125 tonnes a day leak from sunken tanker
Up to 125 tonnes of fuel oil are leaking from the sunken tanker Prestige every day, threatening further damage to the devastated coastline of northwestern Spain, officials said yesterday. Foul sludge is oozing from nine cracks in the bow and five...
Up to 125 tonnes of fuel oil are leaking from the sunken tanker Prestige every day, threatening further damage to the devastated coastline of northwestern Spain, officials said yesterday.
Foul sludge is oozing from nine cracks in the bow and five cracks in the stern of the Prestige and is taking about a day to reach the surface of the Atlantic, Deputy Prime Minister Mariano Rajoy told reporters in the city of La Coruna.
"When it comes to the flow, estimates are that there are some 80 tonnes per day leaking from the bow and around 45 tonnes from the stern. We are talking about 120 to 125 tonnes per day," Rajoy said. "It is moving upwards and takes about a day to reach the surface."

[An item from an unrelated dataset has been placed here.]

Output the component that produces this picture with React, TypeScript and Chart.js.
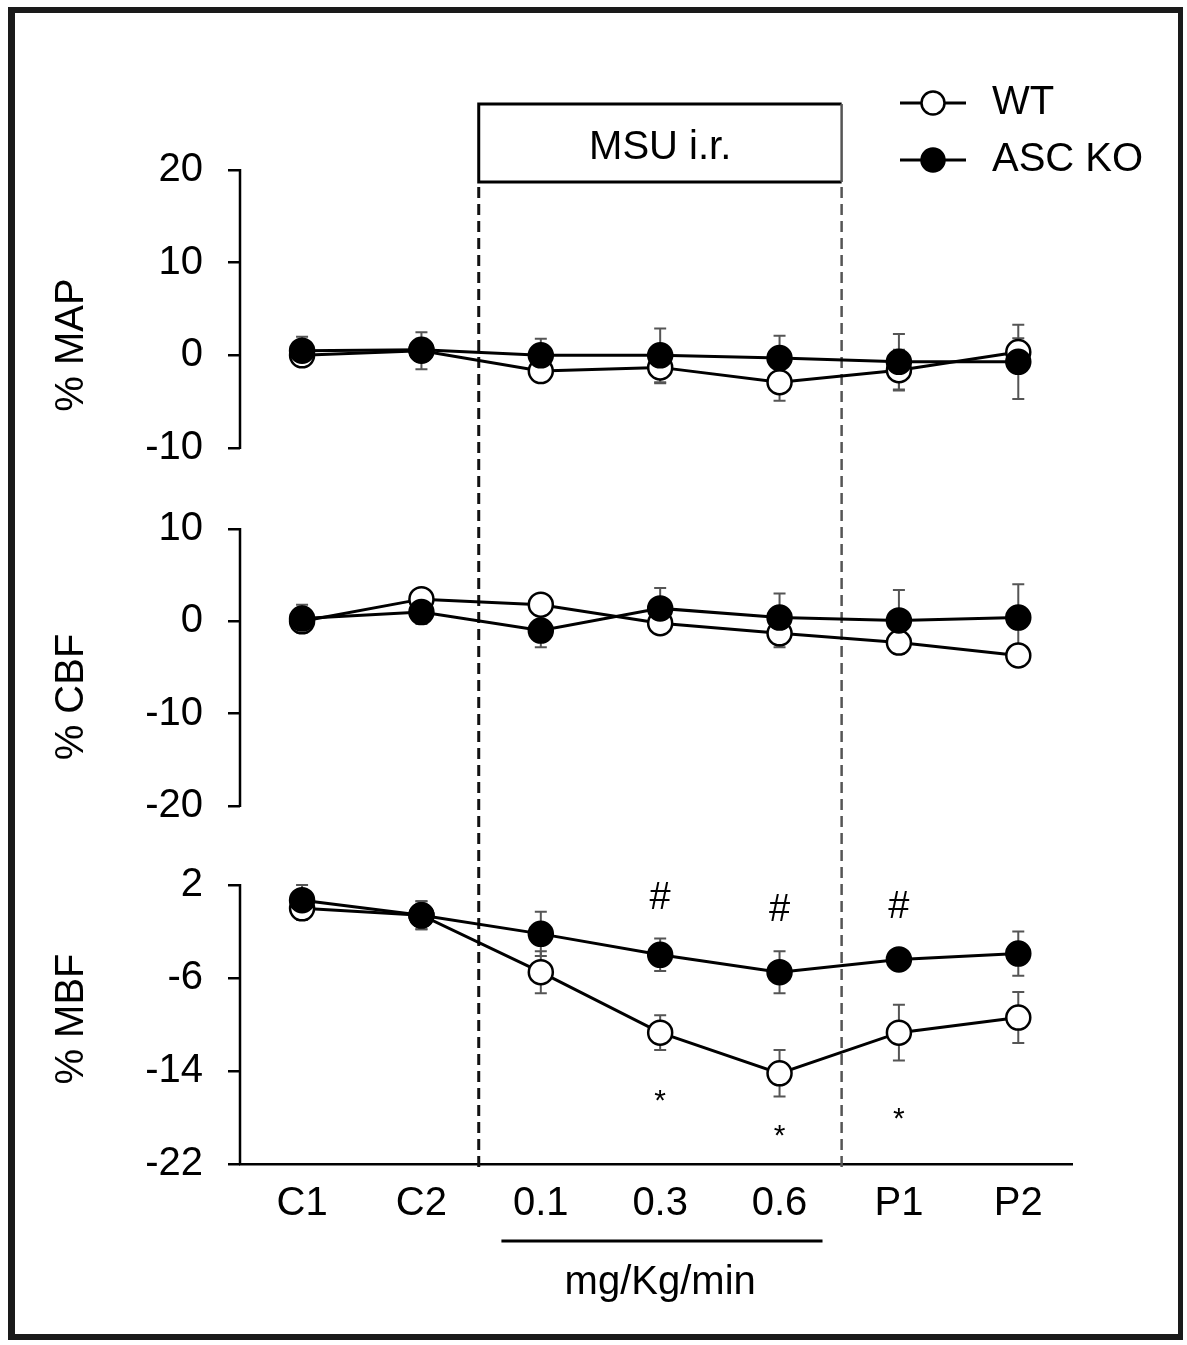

A government oceanographer said the fuel would almost certainly move toward land and that it posed a danger unless cleanup ships were able to suction it out of the water.
The Prestige, laden with fuel oil, snapped in two and sank on November 19, leaving a series of slicks in its wake which have ravaged wildlife in Spain's prime fishing region, Galicia. The government is now calling it the country's worst ever environmental disaster after minimising its impact in the first few weeks - a stance that brought wide criticism.